From deeper in the cave, I see flickers of Hutcheson’s light in the darkness and move towards it. As I do, I fin over the boulder-strewn floor and see remnants of large prehistoric animal bones. They are mineralized black, gargantuan in size. Long before the Europeans ever arrived, the few springs that were then flowing were favorite sites for Paleo-Indians who stalked mastodons and giant sloth and bear over 12,000 years ago.
With the outsized bone yard below me, I am literally treading a fine line between myth and reality, part of me thinking this is an old stage set, part of me knowing it is real. Taken wholly, it is an eight-year-old boy’s fairy tale come to life.
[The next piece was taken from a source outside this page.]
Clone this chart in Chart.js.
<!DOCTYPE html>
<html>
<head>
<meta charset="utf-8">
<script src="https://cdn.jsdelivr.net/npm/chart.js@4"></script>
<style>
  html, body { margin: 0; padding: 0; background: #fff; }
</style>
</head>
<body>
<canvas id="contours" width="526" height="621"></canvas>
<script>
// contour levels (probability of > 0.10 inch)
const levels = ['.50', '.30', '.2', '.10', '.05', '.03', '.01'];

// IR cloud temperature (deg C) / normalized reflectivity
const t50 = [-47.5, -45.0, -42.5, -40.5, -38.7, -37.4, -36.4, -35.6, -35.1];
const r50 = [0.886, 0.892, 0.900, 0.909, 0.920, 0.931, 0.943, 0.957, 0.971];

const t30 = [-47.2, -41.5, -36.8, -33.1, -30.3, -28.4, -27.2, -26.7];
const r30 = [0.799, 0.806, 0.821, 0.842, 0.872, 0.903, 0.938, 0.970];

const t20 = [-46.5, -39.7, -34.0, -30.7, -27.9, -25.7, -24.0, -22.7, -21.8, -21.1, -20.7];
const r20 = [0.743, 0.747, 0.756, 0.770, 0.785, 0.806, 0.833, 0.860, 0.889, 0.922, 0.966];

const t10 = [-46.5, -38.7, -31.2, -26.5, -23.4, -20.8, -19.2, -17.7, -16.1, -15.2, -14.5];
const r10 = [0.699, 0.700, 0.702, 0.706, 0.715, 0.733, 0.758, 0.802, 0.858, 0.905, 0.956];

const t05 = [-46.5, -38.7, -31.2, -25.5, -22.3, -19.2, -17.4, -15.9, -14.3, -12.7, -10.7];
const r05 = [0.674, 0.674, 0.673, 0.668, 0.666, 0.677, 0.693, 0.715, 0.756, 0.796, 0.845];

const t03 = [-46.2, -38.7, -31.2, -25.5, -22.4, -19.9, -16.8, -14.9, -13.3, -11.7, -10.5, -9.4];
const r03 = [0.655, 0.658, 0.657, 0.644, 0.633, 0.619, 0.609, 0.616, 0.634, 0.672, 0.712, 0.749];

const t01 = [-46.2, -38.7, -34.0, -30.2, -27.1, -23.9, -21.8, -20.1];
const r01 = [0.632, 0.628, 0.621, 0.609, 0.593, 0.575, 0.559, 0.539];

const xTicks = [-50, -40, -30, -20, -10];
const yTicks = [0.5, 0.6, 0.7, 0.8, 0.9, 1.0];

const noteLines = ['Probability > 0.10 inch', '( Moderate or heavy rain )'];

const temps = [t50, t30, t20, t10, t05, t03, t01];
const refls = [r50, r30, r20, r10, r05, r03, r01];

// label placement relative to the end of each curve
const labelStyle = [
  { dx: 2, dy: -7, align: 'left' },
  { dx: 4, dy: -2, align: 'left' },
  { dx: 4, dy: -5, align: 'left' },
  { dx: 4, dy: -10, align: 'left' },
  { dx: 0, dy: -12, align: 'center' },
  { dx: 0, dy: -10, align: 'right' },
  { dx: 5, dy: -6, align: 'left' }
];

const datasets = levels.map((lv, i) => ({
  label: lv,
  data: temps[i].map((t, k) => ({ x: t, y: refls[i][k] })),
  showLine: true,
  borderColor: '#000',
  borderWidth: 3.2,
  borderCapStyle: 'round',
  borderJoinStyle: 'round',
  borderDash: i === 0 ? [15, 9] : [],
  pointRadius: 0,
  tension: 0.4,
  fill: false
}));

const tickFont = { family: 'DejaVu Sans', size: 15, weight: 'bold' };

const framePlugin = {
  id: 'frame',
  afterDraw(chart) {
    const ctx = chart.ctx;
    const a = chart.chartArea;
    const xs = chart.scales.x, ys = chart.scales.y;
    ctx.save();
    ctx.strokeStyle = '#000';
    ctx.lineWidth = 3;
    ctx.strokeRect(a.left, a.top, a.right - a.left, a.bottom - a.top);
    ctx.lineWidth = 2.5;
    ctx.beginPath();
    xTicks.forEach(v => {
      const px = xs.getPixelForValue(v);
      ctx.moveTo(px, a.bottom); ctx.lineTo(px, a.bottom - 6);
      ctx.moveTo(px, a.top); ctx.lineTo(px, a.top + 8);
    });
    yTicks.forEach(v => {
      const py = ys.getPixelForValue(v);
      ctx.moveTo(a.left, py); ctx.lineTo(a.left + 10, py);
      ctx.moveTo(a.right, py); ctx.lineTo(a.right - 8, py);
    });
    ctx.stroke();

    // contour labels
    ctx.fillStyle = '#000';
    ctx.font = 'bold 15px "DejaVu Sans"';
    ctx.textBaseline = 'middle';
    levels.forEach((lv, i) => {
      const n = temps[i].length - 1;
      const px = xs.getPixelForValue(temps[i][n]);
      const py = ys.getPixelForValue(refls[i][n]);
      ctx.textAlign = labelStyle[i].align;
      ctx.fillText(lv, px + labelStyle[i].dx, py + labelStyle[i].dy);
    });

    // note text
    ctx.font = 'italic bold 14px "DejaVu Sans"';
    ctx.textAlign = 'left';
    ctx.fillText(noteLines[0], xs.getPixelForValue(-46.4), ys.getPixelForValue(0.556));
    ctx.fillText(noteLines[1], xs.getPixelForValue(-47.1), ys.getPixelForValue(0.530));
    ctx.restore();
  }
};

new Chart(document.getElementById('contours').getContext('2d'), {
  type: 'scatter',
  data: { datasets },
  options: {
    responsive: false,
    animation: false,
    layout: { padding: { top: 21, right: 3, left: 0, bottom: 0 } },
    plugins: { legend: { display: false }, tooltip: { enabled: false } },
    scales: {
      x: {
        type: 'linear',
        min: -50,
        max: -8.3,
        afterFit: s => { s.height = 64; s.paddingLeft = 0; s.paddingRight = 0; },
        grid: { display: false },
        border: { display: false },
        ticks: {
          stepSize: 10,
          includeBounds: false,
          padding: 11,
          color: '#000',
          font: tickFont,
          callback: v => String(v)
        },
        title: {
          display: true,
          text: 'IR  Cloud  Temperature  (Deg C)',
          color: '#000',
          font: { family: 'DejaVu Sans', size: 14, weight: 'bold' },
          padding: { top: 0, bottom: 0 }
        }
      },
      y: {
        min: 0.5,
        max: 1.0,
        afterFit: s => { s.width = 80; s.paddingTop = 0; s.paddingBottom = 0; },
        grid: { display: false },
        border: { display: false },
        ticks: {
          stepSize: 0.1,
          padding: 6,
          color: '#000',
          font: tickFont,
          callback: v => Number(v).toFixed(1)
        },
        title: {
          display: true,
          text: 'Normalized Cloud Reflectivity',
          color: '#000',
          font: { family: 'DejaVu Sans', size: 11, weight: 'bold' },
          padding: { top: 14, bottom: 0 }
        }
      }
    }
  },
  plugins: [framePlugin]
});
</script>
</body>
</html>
The cavern is massive, and boulders that have collapsed from its ceiling over time have created small cave-like alcoves amidst the rubble of bone and rock on the floor. I squeeze inside one of the dark openings. Down in here, I hold my light with one hand, and use the edge of the palm of the other to gently fan across the sand, as I have seen archaeologists do to find artifacts. When I stop fanning to allow the tiny vortex of sand to drift away, my light beam reveals a four-inch-long spear point cared from chert. Hidden here for centuries in the rock and sand, it looks as if it was carved just yesterday.
I gingerly turn and pull my way out of the little cave, and poke around some more on the bottom, exploring other rocky dens. I see more paleo-artifacts, and finally, spot a tiny albino arthropod, a shrimp-like crustacean, flipping about in the crack of eternal darkness. I remove a small specimen collection bag from my dive vest and carefully coax the little animal into it.
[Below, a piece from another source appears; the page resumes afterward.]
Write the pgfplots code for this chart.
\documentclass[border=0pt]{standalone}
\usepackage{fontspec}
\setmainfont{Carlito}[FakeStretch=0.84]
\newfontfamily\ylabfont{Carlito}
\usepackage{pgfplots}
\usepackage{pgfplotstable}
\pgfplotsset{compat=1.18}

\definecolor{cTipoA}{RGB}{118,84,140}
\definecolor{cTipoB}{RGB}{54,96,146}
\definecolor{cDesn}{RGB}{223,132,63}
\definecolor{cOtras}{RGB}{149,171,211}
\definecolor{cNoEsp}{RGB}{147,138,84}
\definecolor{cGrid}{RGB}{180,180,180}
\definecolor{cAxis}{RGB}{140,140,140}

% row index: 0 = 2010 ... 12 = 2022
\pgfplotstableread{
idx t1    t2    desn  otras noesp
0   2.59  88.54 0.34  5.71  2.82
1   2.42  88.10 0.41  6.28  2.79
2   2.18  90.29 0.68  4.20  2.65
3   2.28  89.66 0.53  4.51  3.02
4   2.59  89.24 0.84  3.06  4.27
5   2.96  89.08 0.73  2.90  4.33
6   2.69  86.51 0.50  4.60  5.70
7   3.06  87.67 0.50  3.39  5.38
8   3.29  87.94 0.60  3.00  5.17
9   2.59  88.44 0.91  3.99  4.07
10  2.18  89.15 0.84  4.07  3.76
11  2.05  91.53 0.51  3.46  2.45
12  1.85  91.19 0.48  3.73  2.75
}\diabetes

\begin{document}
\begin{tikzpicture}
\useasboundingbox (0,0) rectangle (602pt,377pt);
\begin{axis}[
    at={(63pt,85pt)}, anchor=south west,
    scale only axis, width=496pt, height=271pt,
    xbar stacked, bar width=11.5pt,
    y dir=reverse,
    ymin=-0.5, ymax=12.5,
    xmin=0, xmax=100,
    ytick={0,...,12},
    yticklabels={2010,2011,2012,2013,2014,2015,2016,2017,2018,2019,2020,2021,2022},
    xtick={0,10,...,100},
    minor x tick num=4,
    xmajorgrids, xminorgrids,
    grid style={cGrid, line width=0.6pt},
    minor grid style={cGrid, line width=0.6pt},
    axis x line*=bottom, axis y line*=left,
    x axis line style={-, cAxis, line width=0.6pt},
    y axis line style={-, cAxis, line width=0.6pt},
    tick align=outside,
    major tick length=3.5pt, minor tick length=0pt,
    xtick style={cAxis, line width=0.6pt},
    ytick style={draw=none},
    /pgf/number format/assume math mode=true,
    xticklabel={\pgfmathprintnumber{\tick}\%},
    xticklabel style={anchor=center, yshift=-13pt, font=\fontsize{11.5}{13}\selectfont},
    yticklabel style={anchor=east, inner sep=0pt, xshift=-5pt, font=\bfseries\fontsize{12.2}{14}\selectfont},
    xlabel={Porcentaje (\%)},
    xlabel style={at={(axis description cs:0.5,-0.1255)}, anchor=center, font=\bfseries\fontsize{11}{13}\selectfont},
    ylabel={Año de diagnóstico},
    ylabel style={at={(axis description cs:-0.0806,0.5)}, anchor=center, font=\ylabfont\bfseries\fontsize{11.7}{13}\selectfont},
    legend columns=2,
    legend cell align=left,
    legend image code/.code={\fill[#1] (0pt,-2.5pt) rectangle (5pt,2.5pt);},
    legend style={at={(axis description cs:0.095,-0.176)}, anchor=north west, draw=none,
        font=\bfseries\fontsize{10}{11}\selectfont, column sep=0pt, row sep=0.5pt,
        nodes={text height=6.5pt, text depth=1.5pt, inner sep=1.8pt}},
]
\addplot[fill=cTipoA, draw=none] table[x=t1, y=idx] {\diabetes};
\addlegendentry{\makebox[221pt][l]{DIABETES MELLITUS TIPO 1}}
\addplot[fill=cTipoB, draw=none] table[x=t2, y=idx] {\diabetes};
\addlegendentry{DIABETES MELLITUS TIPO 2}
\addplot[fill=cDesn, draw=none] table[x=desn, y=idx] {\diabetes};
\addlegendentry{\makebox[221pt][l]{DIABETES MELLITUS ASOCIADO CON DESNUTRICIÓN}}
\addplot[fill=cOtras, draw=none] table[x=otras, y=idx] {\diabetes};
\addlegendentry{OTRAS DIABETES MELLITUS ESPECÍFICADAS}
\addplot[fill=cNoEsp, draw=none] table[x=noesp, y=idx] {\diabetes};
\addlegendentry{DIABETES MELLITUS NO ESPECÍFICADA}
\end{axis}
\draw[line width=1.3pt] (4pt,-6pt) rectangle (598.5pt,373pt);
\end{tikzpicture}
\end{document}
Since the science of cave animals is so new, there’s a good chance the little shrimp may be endemic, found nowhere else on earth. At the Smithsonian Institution, scientist Horton Hobbs once specialized in classifying such animals for years; his last name appears at the tail end of many Latin taxonomic descriptions of cave-dwelling life forms. (Later the little shrimp I captured will travel to that venerable institution, and will go through the complex naming process that separates the known animals from the unknown.)
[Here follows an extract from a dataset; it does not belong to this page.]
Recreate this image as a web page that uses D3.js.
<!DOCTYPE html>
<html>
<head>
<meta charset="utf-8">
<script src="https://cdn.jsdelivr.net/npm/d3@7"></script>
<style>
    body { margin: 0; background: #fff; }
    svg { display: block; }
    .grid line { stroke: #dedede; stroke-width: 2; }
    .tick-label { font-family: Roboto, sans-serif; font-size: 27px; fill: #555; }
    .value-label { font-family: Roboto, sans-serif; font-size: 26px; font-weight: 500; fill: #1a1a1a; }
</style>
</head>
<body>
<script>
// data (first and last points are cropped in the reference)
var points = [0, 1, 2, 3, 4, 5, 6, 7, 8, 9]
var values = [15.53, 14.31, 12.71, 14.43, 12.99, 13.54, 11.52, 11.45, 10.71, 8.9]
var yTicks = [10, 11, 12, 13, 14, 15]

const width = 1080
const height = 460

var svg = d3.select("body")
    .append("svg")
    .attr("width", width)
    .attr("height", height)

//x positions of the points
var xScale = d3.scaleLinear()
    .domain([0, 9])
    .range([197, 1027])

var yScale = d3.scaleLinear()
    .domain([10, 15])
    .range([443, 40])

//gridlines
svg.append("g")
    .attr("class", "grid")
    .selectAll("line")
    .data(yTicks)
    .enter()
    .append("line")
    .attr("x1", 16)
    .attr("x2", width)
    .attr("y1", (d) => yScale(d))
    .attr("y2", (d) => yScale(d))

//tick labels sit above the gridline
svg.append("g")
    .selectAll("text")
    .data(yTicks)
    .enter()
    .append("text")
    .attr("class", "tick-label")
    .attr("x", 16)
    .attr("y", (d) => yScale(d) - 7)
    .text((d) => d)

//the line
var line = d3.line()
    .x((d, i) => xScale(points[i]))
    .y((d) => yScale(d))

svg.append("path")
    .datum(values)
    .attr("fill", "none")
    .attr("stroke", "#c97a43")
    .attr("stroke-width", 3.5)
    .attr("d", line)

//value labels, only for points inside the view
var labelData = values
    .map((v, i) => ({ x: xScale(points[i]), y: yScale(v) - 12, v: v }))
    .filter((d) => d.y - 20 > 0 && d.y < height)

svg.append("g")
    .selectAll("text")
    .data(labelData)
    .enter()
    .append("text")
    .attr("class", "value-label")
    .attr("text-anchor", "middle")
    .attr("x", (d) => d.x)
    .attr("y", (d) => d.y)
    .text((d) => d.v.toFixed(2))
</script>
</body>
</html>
From the far side of the cavern, I watch as Hutcheson removes his tank from his back and pushes it ahead of him into an even tighter “restriction” until he disappears in a cloud of silt and churning water. The conduit he has entered will take him farther back under the land above, following a route that—if he were the size of a tiny shrimp in my baggy—might lead him miles through soft limestone fissures below the distant uplands where fresh rain fall seeps down into the springshed itself.
I poke about some more on the bottom, following the edges of the cavern as far as I can. Under another boulder pile, I see large wooden timbers, charred black from a fire long ago. There is no way of telling for sure, but I know that the old hotel that once hugged the edge of Mammoth Springs burned back around the turn of the last century. Famous tourists had stayed here, since that is what they did when they came to Florida over a century ago.
Poet Sidney Lanier once rode the steamship “Marion” to Silver Springs, and I wonder if this wood—as black as any fossilized tibia or femur—might once have sheltered him inside the hotel. If it did, would it have absorbed an unwritten lyric of the poet’s sensibility, a fragment that drifted up from a forgotten dream ?
Minutes later, when Hutcheson returns from the narrow tunnel, he carries a clam fossil the size of a breadbasket. I fin over to see it and marvel at its heft, of how clearly defined the striations of each rib still is on the surface of its shells, a bivalve forever welded shut by time. Later, after we finish the dive, he will tell me there are scores of such clams along the base of one wall, a bed of giant seabottom mollusks long extinct.
Mapping of the sort that is being done here helps scientists better understand the limitations of our Floridan Aquifer. The cave does stretch for miles into the limestone under the rolling north Florida landscape, veining out into tiny crevices and fissures, sometimes opening back up into gigantic cathedral-sized rooms. But it’s not truly “bottomless”, nor is its water supply endless. It’s a hard lesson we are now learning throughout Florida as the magnitude of our major springs declines, and our potable water supply ebbs away. It is a lesson the extinct seabottom clams learned long ago.
It is time for the dive to end, and so I fin up and over to the cave mouth and let its energy literally blow me out onto the bottom of the spring basin. The force of the upwelling tumbles me, almost sideways, and just as I am regaining my composure, a load of tourist families in a glassbottom boat moves silently overhead.
Despite the algae, the water is still transparent enough that I can look up through my mask and make eye contact with a little boy sitting in the boat, intently looking down at me. His eyes are big, and he seems entranced, pushing his face closer to the glass than the rest.
It is a true Florida out-of-body moment, where the transect that connects us seems to shift there, for just a split second, and I am now the little boy in the boat, looking down at the bottomless pit and at the mysterious man in the mysterious suit who has emerged from it. And all the years in between disappear as if they’ve never been.
Can there be any difference between me, the bass and gators, the old Sea Hunt set, the imported monkeys, the bottomless spring? Another myth, a sacred story, in a little boy’s imagination has been created. I don’t know where it will lead him, long after I’m physically gone from this spring, this earth.
Still, it gives me great joy to know that, in some way, I have entered the sacrosanct dreams of a child, an inviolable place. If he is careful, he might also store this moment away for a lifetime, just as the cave has stored its own relics from so long ago.
From behind my regulator, I smile broadly, watching the boat putter slowly away until all I can see now are the swirls in the water it has left behind. The other divers emerge and as they ascend, they motion me to join them. I shake my head as if waking from a long and heartfelt dream, and drift slowly upwards, towards the light.